**What to produce:**
Please restate, exactly as written, the lines running from the beginning of the material through the line that has "long_term = [-2275.4, -2323.3]" in it.

**Given data:**
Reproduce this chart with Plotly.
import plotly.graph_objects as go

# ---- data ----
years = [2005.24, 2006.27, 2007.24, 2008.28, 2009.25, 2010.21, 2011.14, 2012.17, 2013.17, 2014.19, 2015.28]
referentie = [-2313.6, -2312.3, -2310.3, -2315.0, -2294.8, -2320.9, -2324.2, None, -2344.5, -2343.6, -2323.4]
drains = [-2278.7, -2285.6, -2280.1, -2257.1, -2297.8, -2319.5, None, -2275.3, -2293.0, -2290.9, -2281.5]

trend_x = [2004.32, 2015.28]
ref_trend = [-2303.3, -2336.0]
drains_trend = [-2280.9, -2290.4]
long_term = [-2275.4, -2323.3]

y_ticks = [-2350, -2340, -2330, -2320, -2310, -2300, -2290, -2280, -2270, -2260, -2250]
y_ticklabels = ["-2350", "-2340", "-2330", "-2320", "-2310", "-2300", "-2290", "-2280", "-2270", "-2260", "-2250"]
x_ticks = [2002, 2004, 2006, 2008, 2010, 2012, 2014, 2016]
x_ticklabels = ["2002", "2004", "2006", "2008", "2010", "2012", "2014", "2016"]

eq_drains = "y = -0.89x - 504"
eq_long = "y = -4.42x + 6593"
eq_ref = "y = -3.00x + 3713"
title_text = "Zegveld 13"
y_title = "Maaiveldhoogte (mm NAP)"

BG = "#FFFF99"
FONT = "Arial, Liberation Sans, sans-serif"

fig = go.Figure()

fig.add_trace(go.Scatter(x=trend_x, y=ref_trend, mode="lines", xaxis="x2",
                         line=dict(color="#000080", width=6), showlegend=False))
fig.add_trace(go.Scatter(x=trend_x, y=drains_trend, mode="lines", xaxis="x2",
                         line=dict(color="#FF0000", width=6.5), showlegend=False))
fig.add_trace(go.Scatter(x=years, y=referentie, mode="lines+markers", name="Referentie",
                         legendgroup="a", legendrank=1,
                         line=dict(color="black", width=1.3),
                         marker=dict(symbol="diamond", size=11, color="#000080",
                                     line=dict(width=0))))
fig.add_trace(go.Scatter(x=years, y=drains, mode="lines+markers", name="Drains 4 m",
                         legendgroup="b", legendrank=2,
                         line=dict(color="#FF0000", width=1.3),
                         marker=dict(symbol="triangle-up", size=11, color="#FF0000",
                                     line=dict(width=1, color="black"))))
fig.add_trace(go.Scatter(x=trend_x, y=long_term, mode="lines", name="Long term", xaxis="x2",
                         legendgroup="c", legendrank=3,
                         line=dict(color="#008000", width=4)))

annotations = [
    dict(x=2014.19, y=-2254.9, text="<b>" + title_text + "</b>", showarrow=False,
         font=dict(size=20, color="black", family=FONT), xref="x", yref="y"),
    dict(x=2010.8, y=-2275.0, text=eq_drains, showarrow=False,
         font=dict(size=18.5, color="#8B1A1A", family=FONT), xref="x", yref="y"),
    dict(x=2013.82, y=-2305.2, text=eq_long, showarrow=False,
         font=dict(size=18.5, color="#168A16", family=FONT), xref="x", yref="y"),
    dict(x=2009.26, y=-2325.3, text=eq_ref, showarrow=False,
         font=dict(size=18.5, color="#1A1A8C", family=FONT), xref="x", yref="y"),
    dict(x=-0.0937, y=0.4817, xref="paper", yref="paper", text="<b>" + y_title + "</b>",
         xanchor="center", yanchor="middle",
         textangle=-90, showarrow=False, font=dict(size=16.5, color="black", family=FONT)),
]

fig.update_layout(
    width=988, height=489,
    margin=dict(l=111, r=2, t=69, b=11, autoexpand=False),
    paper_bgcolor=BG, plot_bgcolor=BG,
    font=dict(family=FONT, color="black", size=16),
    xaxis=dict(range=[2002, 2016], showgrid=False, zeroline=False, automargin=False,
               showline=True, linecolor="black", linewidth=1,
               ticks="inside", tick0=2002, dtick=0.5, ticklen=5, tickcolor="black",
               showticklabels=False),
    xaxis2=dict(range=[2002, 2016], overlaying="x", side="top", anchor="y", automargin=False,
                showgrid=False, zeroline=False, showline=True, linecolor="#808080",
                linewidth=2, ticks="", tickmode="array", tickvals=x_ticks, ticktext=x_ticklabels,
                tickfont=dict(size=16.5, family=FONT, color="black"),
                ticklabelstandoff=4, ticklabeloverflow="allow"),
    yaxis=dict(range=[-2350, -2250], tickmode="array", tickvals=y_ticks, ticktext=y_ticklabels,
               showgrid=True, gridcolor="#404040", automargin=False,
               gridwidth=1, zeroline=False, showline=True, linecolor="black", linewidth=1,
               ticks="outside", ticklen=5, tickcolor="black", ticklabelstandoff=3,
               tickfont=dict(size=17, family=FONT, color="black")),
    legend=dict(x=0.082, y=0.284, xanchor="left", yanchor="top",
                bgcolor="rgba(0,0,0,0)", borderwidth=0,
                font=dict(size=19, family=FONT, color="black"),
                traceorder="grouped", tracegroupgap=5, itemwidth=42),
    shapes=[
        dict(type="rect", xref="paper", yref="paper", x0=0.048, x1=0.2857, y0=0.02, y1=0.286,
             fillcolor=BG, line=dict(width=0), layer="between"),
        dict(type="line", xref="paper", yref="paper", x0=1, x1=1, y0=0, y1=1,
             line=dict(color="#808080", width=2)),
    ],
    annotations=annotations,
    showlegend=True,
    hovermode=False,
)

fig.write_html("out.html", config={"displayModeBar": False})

**Final result:**
Reproduce this chart with Plotly.
import plotly.graph_objects as go

# ---- data ----
years = [2005.24, 2006.27, 2007.24, 2008.28, 2009.25, 2010.21, 2011.14, 2012.17, 2013.17, 2014.19, 2015.28]
referentie = [-2313.6, -2312.3, -2310.3, -2315.0, -2294.8, -2320.9, -2324.2, None, -2344.5, -2343.6, -2323.4]
drains = [-2278.7, -2285.6, -2280.1, -2257.1, -2297.8, -2319.5, None, -2275.3, -2293.0, -2290.9, -2281.5]

trend_x = [2004.32, 2015.28]
ref_trend = [-2303.3, -2336.0]
drains_trend = [-2280.9, -2290.4]
long_term = [-2275.4, -2323.3]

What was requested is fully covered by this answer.